Stats South Africa (SA) further revealed that GDP had expanded by 4.1% quarter-on-quarter in the three months to December 31, with the nominal GDP estimated at R979-billion for the quarter – R16-billion higher than in the third quarter of the year.

The main contributors to GDP growth for the quarter were the manufacturing industry, contributing 1.2 percentage points, based on growth of 9.5%, followed by the mining and quarrying industry, which contributed 1.1 percentage points.
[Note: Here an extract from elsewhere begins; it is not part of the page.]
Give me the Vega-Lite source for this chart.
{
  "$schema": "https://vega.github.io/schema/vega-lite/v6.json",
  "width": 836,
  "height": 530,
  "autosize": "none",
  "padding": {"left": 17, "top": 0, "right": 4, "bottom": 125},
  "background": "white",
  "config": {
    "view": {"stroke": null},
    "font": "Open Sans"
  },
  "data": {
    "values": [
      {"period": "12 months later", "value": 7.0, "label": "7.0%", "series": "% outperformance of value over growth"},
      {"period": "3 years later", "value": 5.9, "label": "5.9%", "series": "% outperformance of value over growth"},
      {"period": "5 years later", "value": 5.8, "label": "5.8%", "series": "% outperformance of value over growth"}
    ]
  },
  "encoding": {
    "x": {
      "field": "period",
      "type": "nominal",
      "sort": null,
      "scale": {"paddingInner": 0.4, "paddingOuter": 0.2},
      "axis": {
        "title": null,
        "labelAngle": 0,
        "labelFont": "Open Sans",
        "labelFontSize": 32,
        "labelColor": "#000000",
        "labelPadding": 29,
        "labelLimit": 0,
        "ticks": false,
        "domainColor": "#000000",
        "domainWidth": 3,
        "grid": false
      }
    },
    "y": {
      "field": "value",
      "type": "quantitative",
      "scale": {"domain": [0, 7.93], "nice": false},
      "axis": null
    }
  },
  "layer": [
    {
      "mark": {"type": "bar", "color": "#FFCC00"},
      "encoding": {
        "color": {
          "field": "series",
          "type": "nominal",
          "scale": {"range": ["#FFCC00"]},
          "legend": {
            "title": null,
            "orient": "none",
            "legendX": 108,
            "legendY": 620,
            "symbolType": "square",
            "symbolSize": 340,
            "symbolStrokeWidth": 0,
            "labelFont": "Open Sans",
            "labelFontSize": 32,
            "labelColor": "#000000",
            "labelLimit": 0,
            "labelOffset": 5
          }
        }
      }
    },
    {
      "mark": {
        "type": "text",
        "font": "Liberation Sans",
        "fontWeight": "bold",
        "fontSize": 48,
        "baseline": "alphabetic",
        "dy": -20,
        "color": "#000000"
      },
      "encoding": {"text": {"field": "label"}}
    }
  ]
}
The third-biggest contributor to GDP during the quarter was the finance, real estate and business services sector, which contributed 0.7 percentage points.

Despite the sharp rebound in the mining industry, with 15.2% growth experienced in this quarter, the sector still had lower seasonally adjusted quarterly value than it had in 2005, contributing only R227-billion, compared with the R246-billion it recorded then. It is, however, a significant increase from the R218-billion it contributed in 2009.

Meanwhile, the manufacturing sector grew by 9.5% in the fourth quarter. Speaking to Engineering News Online, Stats SA executive manager: national accounts Gerhardt Bouwer said the growth was bolstered by the industrial strikes in the mining industry coming to an end.

“When there were ongoing strikes in the platinum, gold and coal sectors, the manufacturing sector’s growth tapered.” He illustrated that for the first three quarters of 2014, the manufacturing sector had recorded quarter-on-quarter contractions of 6.4%, 4% and 1% in the seasonally adjusted real annualised change.

Further, seasonally adjusted real annualised value added by the primary, secondary and tertiary sectors recorded increases of 13.3%, 7.2% and 1.8% respectively in the fourth quarter of 2014.

Nomura analyst Peter Attard Montalto warned that the 2015 first quarter GDP figures were likely to be negatively impacted by the regular load shedding implemented by electricity utility Eskom.

“However, we think [the fourth-quarter GDP data] does reinforce the theme that South Africa is not currently suffering from a massive output gap and that normalisation is still the operative word for the Monetary Policy Committee as core inflation remains sticky,” he added.

Meanwhile, BNP Paribas Cadiz Securities economist Jeffrey Schultz noted that it was “clear from the year-on-year growth breakdown” that the services sector remained the backstop to overall economic growth and activity.

“With security of electricity supply becoming more tenuous, the risk of further strike activity flaring up later this year and persistently weak demand and activity conditions, the outlook for domestic growth remains riddled with obstacles. We, therefore, maintain our below consensus 2% growth forecast for 2015,” he added.